Supply Chain Disruptions: Changes in supplier relationships or disruptions in the supply chain can occur during M&A. SMEs must assess the impact on their supply chain and develop contingency plans.
Legal Risks
Legal risks are inherent in any M&A transaction and can lead to significant complications if not managed properly. These risks include:
Regulatory Compliance: SMEs must ensure compliance with antitrust laws and other regulations that govern M&A transactions. Failing to do so can result in legal challenges and delays.
Contractual Obligations: Existing contracts of the target company may contain clauses that could complicate the acquisition. A thorough review of all contracts is necessary to identify potential issues.
Litigation Risks: M&A deals can attract litigation from shareholders or other stakeholders. SMEs should be prepared for potential legal challenges and have a strategy in place to address them.
Cultural Risks
Cultural risks often go unnoticed but can significantly impact the success of an M&A. These risks include:
Cultural Misalignment: Differences in company culture can lead to conflicts and hinder integration efforts. Conducting cultural assessments and developing strategies to bridge cultural gaps is essential.
Employee Resistance: Employees may resist changes brought about by the M&A, leading to decreased morale and productivity. Engaging employees early in the process and addressing their concerns can help mitigate resistance.
Brand Identity Conflicts: Merging two distinct brands can create confusion among customers and employees. A clear branding strategy should be developed to unify the brand identity post-M&A.
Mitigating M&A Risks
While M&A risks are significant, there are several strategies that SMEs can employ to mitigate them effectively.
Conduct Thorough Due Diligence
Due diligence is the cornerstone of any successful M&A transaction. SMEs should conduct comprehensive due diligence to assess the financial, operational, legal, and cultural aspects of the target company. This process should include:
Financial Audits: Engage financial experts to conduct audits and valuations to ensure accurate assessments of the target's financial health.
Operational Assessments: Evaluate the operational capabilities of the target company, including supply chain efficiency and employee satisfaction.
Legal Reviews: Consult legal experts to review contracts, compliance issues, and potential liabilities associated with the target company.
Develop a Clear Integration Plan
A well-defined integration plan is crucial for a smooth transition post-M&A. This plan should outline:
Integration Timeline: Establish a timeline for key integration milestones and communicate it to all stakeholders.
Roles and Responsibilities: Clearly define roles and responsibilities for team members involved in the integration process.
Communication Strategy: Develop a communication strategy to keep employees, customers, and stakeholders informed throughout the integration process.
Engage Stakeholders Early
Engaging stakeholders early in the M&A process can help build support and reduce resistance.
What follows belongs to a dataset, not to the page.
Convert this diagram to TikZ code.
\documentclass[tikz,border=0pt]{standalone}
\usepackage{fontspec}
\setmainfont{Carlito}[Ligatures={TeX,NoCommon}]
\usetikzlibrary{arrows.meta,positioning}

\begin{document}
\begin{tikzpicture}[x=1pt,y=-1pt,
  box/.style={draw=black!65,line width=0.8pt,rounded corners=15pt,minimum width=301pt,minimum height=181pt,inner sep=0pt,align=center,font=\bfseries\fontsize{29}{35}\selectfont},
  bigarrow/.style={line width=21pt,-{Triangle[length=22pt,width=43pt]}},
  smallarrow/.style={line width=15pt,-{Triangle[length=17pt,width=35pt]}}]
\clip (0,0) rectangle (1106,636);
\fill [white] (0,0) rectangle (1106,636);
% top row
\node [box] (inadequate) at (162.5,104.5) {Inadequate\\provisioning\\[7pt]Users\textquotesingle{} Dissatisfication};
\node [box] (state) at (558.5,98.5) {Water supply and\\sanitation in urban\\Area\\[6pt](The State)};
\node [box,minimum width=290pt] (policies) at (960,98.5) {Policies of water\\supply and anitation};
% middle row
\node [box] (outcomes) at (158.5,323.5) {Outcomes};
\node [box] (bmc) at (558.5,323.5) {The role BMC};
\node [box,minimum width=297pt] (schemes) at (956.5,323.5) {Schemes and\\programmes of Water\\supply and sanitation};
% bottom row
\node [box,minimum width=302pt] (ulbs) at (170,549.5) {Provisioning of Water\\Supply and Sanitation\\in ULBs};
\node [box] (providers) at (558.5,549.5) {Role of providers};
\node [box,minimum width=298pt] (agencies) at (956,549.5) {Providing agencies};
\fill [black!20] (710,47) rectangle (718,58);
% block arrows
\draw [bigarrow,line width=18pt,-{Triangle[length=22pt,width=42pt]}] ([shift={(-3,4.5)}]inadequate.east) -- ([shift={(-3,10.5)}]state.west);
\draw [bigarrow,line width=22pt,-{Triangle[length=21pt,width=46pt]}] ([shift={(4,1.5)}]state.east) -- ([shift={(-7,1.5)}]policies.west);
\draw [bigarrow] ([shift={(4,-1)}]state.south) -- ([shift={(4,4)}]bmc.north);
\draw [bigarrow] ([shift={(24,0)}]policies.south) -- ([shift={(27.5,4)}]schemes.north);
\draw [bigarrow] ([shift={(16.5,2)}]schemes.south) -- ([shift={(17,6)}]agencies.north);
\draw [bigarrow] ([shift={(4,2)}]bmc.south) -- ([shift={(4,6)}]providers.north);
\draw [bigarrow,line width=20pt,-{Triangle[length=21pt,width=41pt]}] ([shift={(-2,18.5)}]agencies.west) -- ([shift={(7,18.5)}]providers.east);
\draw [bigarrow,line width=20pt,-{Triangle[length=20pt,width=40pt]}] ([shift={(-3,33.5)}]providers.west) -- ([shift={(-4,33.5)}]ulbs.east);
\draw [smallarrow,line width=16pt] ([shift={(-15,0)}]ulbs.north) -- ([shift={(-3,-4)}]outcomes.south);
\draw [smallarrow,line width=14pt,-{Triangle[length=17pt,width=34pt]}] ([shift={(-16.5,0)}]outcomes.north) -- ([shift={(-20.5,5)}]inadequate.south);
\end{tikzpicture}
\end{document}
This includes:
Employee Engagement: Involve employees in discussions about the M&A and address their concerns. This can foster a sense of ownership and reduce anxiety.
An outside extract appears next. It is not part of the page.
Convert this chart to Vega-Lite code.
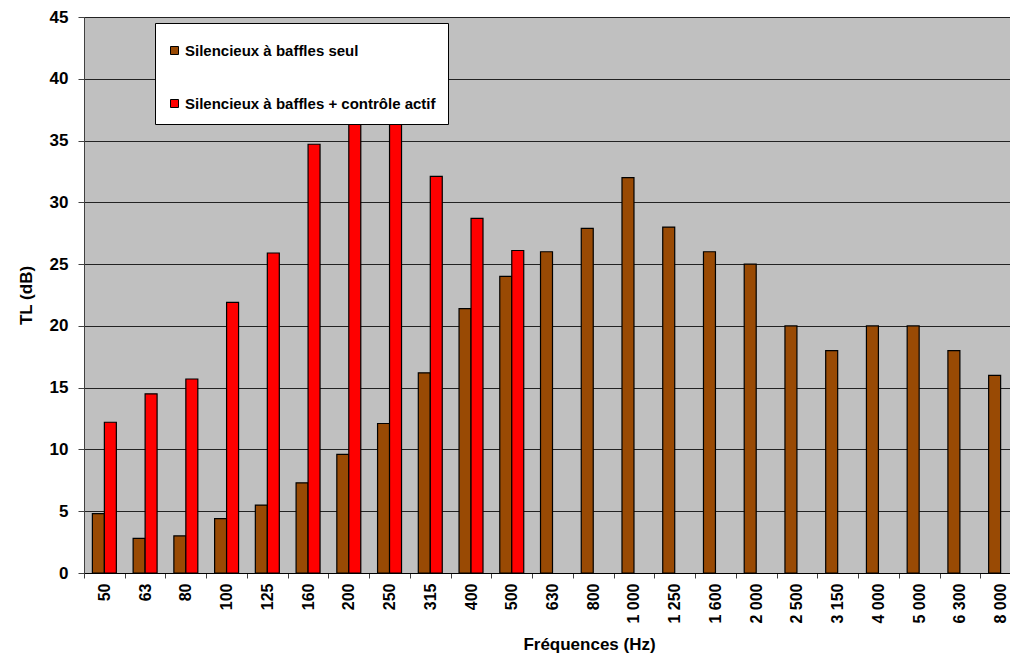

Customer Communication: Communicate with customers about the changes and reassure them of continued service quality. Transparency can help maintain customer loyalty.
Shareholder Involvement: Keep shareholders informed about the M&A process and its potential benefits. Their support can be crucial for a successful transition.
Monitor and Adapt
Post-M&A, it's essential to monitor the integration process and be willing to adapt as needed. This includes:
Performance Metrics: Establish key performance indicators (KPIs) to measure the success of the integration and identify areas for improvement.
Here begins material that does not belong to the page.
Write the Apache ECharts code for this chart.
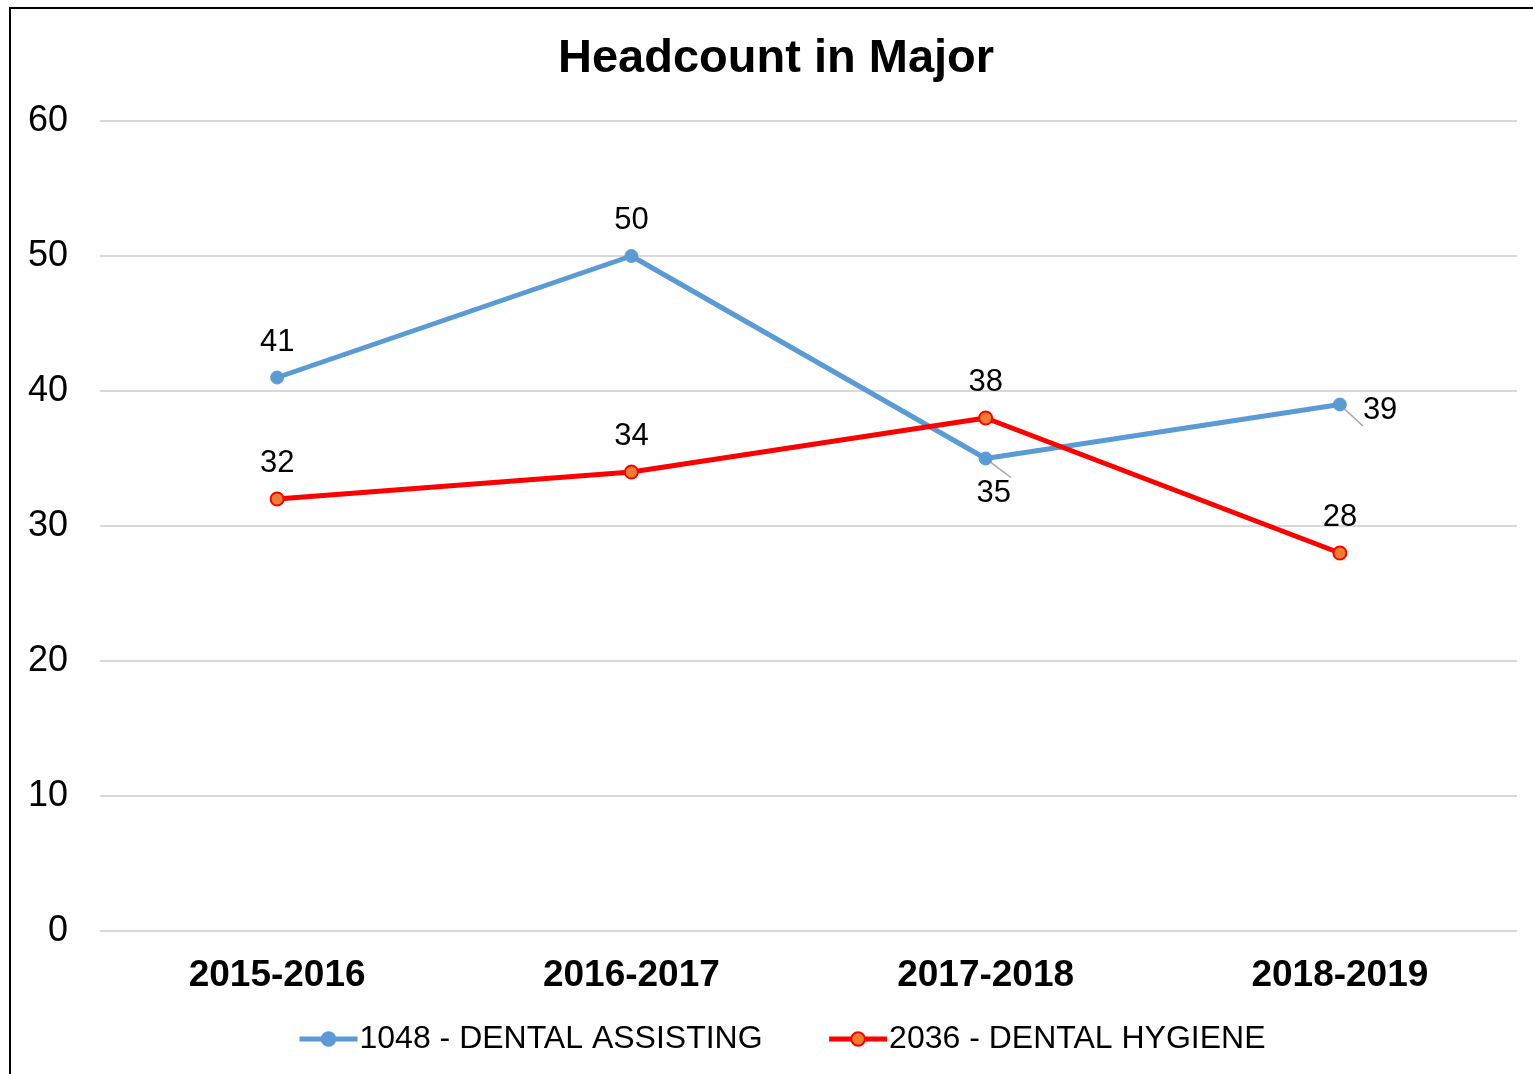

Feedback Mechanisms: Create channels for employees and customers to provide feedback on the integration process. This can help identify issues early and allow for timely adjustments.
Continuous Improvement: Be open to making changes to the integration plan based on feedback and performance metrics. Flexibility can lead to better outcomes.
Real-World Examples
To illustrate the importance of understanding and mitigating M&A risks, let’s look at a couple of real-world examples.
Example 1: The Merger of Disney and Pixar
In 2006, Disney acquired Pixar for $7.4 billion. This merger is often cited as a successful example of M&A due to the careful attention given to cultural integration. Disney recognized the importance of preserving Pixar's creative culture, which was a significant factor in its success. By allowing Pixar to operate independently while providing support, Disney was able to leverage Pixar's creativity without stifling it.
Example 2: The Acquisition of Whole Foods by Amazon
When Amazon acquired Whole Foods in 2017 for $13.7 billion, it faced significant operational risks. The integration of Amazon's technology-driven approach with Whole Foods' traditional retail model posed challenges. However, Amazon's focus on enhancing the customer experience and streamlining operations helped mitigate these risks. The acquisition has since led to improved efficiencies and expanded Amazon's reach in the grocery sector.
Conclusion
Mergers and acquisitions present both opportunities and risks for SMEs. By understanding the key risks associated with M&A and implementing strategies to mitigate them, SMEs can navigate the complexities of these transactions more effectively. Conducting thorough due diligence, developing a clear integration plan, engaging stakeholders, and being adaptable are essential steps in ensuring a successful M&A. As the landscape of business continues to evolve, SMEs that approach M&A with caution and preparation will be better positioned to thrive in a competitive environment.
In your next steps, consider how your SME can prepare for potential M&A opportunities. Assess your current capabilities, engage your team, and start building a strategy that aligns with your business goals.